## WHAT TO WORK ON
Up to and including the line with "plt.rcParams['font.family'] = ['Liberation", write out the listing from its first line, minus the pictures.

## DATA LINES
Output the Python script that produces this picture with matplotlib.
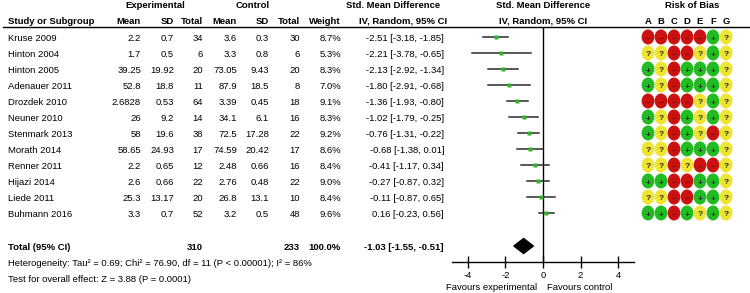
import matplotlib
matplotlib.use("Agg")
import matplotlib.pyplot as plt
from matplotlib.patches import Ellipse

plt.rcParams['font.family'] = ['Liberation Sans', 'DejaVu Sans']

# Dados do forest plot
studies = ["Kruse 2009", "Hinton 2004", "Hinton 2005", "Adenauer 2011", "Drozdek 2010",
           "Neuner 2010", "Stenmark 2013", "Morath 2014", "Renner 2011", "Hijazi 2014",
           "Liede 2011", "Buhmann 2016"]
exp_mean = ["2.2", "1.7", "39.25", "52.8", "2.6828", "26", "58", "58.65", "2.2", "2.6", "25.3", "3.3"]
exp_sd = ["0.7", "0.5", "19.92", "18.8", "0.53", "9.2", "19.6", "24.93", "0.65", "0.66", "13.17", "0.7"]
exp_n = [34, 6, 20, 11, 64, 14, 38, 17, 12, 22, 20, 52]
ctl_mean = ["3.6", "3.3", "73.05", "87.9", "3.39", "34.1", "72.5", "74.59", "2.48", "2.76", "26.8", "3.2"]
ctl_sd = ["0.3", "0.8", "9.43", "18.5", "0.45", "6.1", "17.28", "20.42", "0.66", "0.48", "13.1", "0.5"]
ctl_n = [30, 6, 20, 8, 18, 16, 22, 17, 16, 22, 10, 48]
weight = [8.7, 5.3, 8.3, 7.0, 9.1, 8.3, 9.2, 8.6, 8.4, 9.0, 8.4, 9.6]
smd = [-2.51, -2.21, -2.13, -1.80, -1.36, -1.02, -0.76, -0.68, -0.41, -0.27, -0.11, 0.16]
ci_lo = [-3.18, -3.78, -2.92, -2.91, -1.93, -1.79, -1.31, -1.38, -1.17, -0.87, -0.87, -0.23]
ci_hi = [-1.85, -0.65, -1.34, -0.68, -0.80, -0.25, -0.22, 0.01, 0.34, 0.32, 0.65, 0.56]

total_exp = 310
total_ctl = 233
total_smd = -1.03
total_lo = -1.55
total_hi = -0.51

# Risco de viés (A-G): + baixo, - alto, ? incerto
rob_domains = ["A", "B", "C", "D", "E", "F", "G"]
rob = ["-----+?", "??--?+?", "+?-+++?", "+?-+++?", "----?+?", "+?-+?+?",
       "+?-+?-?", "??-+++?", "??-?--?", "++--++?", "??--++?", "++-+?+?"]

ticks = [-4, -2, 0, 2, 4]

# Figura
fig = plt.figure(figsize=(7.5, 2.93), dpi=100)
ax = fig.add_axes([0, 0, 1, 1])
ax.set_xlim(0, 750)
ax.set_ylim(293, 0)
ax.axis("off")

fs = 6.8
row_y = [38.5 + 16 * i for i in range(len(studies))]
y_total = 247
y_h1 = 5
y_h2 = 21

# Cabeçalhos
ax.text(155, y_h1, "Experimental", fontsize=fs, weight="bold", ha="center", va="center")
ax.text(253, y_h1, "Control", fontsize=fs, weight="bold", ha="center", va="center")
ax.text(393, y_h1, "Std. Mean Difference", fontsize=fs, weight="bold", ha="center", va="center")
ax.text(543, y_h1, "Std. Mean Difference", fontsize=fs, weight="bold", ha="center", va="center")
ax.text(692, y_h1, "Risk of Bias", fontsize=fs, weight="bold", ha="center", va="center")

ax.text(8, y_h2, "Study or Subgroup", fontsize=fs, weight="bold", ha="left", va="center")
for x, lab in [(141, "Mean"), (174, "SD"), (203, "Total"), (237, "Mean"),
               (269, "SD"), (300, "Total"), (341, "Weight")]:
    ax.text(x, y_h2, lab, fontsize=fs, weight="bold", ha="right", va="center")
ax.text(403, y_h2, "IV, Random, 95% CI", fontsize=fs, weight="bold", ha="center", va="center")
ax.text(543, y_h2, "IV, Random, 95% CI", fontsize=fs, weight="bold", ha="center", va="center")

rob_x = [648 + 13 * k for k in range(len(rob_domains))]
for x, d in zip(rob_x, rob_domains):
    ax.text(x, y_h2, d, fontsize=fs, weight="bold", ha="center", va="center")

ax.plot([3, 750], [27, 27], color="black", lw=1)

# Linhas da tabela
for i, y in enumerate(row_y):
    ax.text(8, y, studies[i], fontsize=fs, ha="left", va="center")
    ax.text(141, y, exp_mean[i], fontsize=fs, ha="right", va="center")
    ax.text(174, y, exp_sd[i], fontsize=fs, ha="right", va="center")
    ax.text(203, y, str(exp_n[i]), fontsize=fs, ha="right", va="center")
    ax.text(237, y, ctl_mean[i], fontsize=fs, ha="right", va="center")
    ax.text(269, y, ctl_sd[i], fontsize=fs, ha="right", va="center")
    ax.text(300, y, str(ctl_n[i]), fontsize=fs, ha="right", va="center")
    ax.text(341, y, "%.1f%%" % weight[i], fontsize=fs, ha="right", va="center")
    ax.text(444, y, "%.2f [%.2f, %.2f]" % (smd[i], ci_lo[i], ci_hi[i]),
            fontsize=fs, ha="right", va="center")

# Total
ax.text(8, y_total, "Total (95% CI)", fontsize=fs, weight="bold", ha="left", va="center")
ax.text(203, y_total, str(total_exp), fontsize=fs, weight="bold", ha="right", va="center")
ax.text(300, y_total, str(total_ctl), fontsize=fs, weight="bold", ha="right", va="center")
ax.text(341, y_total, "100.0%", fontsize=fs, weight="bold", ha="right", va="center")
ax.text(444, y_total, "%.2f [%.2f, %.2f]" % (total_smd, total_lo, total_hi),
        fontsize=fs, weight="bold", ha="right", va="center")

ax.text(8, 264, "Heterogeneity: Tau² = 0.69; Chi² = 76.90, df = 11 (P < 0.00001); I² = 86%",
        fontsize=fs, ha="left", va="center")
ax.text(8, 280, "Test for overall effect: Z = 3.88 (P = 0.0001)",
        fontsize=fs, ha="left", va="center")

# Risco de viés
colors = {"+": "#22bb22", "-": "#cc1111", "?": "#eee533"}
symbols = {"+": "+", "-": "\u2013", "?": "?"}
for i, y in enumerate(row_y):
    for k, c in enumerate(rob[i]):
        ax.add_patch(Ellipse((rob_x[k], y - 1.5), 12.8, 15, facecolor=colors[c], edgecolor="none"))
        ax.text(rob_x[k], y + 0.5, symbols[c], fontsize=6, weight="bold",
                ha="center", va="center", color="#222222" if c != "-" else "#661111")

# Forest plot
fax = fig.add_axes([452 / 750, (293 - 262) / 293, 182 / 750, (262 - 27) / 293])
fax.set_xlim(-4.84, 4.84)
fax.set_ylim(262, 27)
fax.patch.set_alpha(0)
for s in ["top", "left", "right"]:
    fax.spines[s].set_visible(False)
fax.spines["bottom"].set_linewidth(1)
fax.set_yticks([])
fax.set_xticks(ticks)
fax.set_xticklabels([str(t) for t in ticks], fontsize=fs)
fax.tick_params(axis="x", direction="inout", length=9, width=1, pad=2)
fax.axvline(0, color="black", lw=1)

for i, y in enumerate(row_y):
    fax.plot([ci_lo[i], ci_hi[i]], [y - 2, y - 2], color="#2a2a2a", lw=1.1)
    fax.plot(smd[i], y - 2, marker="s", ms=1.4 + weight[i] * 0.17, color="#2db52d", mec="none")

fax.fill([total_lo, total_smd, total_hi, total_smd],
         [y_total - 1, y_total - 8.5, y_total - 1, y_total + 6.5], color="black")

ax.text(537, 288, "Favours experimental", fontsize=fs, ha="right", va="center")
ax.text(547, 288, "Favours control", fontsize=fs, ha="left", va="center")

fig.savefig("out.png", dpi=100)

## EXPECTED OUTPUT
Output the Python script that produces this picture with matplotlib.
import matplotlib
matplotlib.use("Agg")
import matplotlib.pyplot as plt
from matplotlib.patches import Ellipse

plt.rcParams['font.family'] = ['Liberation Sans', 'DejaVu Sans']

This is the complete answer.